En abril de 1963, San Juan XXIII publicó la encíclica social Pacem in terris, cuyo texto gira alrededor de los derechos y deberes humanos. Una encíclica a la que vuelvo con regularidad. La leo a gusto. Hay en ella materia para reflexionar en el fondo, la forma y las circunstancias que acompañan el ejercicio de los derechos y la participación del ciudadano en el espacio público y privado.
Señala el documento que “en toda convivencia humana bien ordenada y provechosa hay que establecer como fundamento el principio de que todo hombre es persona, esto es, naturaleza dotada de inteligencia y de libre albedrío, y que, por tanto, el hombre tiene por sí mismo derechos y deberes, que dimanan inmediatamente y al mismo tiempo de su propia naturaleza. Estos derechos y deberes son, por ello, universales e inviolables y no pueden renunciarse por ningún concepto (n. 9)”. El magisterio de la Iglesia resalta el núcleo esencial de la condición humana, aquello que le corresponde por ser persona. De esta esencia humana, de su naturaleza dimanan los derechos y deberes que perfilan la dignidad del ser humano. Derechos irrenunciables, dado que no le es dado al ser humano abdicar de su condición de persona. Derecho a la vida, por ejemplo, y deber de conservarla.
La dignidad humana es la fuente del derecho y del deber de orden fundamental, cuyo ejercicio es, tantas veces, fatigoso, ya sea como derecho subjetivo o como deber/obligación para los terceros que han de respetar y dar al otro lo suyo, como para el mismo titular del deber, responsable frente a los otros o a sí mismo. El ejercicio de un derecho o de un deber tiene de gozo y de carga. Cargas gozosas como puede ser dar alimentos y educación a los hijos. O, simplemente cargas, como cuando hay que recordarle judicialmente al progenitor su deber de prestar alimentos a sus hijos.
Recuerda, asimismo, el documento que “la sociedad humana, venerables hermanos y queridos hijos, tiene que ser considerada, ante todo, como una realidad de orden principalmente espiritual: que impulse a los hombres, iluminados por la verdad, a comunicarse entre sí los más diversos conocimientos; a defender sus derechos y cumplir sus deberes; a desear los bienes del espíritu; a disfrutar en común del justo placer de la belleza en todas sus manifestaciones; a sentirse inclinados continuamente a compartir con los demás lo mejor de sí mismos; a asimilar con afán, en provecho propio, los bienes espirituales del prójimo (n. 36)”.

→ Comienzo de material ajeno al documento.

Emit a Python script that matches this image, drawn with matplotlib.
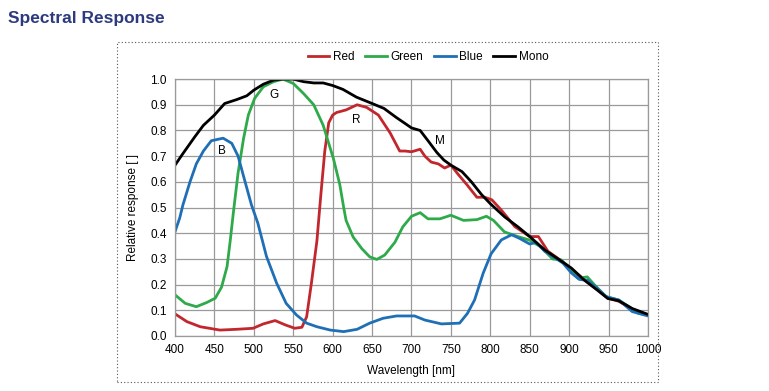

Hablar de bienes espirituales en nuestro mundo parece pura ingenuidad, sin embargo, no deja de ser un anhelo de los seres humanos conseguir esos bienes que llenen el alma y lleven hacia el florecimiento de lo humano. A pesar la corrupción, de las guerras, de la pobreza y tantísimas carencias, buscamos algo más que el desarrollo económico. La igualdad de oportunidades supone acceso a la educación, a la salud, a mayores capacidades operativas y valorativas. No es un despropósito buscar la vida buena, además del bienestar económico. Hambre de pan y, también, hambre de Dios decía San Juan Pablo II. Es decir, mejorar la satisfacción de las necesidades básicas, no ha de hacernos olvidar la conveniencia de elevar el nivel espiritual de cada ciudadano.

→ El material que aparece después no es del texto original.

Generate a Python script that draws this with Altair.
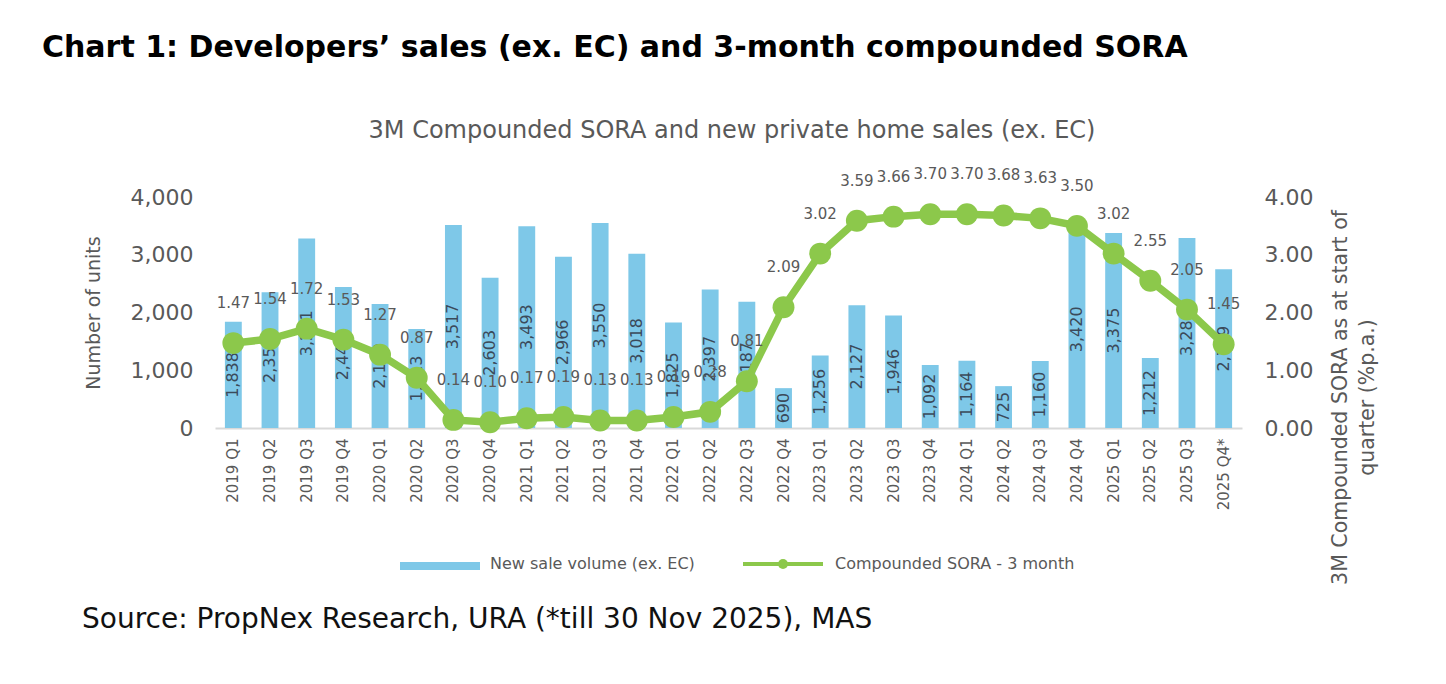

Pacem in terris recuerda un añejo criterio ético muy a cuento para los ánimos encendidos que, a veces, se observa en las discusiones en las redes sociales. Dice: “importa distinguir siempre entre el error y el hombre que lo profesa, aunque se trate de personas que desconocen por entero la verdad o la conocen sólo a medias en el orden religioso o en el orden de la moral práctica (n. 158)”. En el debate de las ideas y más en el amplio campo de lo opinable (política, economía, cultura), podemos y debemos mantener visiones plurales sobre un mismo asunto. Conservar la cordura y tratar a quien discrepa de nosotros con amabilidad y respeto es todo un reto. Sostener una opinión en oposición a otras es parte del ejercicio de la libertad de expresión. Esta misma libertad nos lleva respetar a quienes sostienen posiciones distintas: el agravio o la injuria personal no se justifican ni en lo más candente del debate. A la persona se le debe respeto y se le deben disculpas cuando, en el ejercicio de la crítica, hemos pasado de la descalificación fundada de las ideas al agravio personal del prójimo.
Consolidar la paz es una meta laudable, aunque no la lleguemos a alcanzar en su plenitud. Uno de los elementos de esta tranquilidad en el orden es el cuidado de los derechos y deberes de la persona, cuyo ejercicio y exigencia es una tarea ineludible.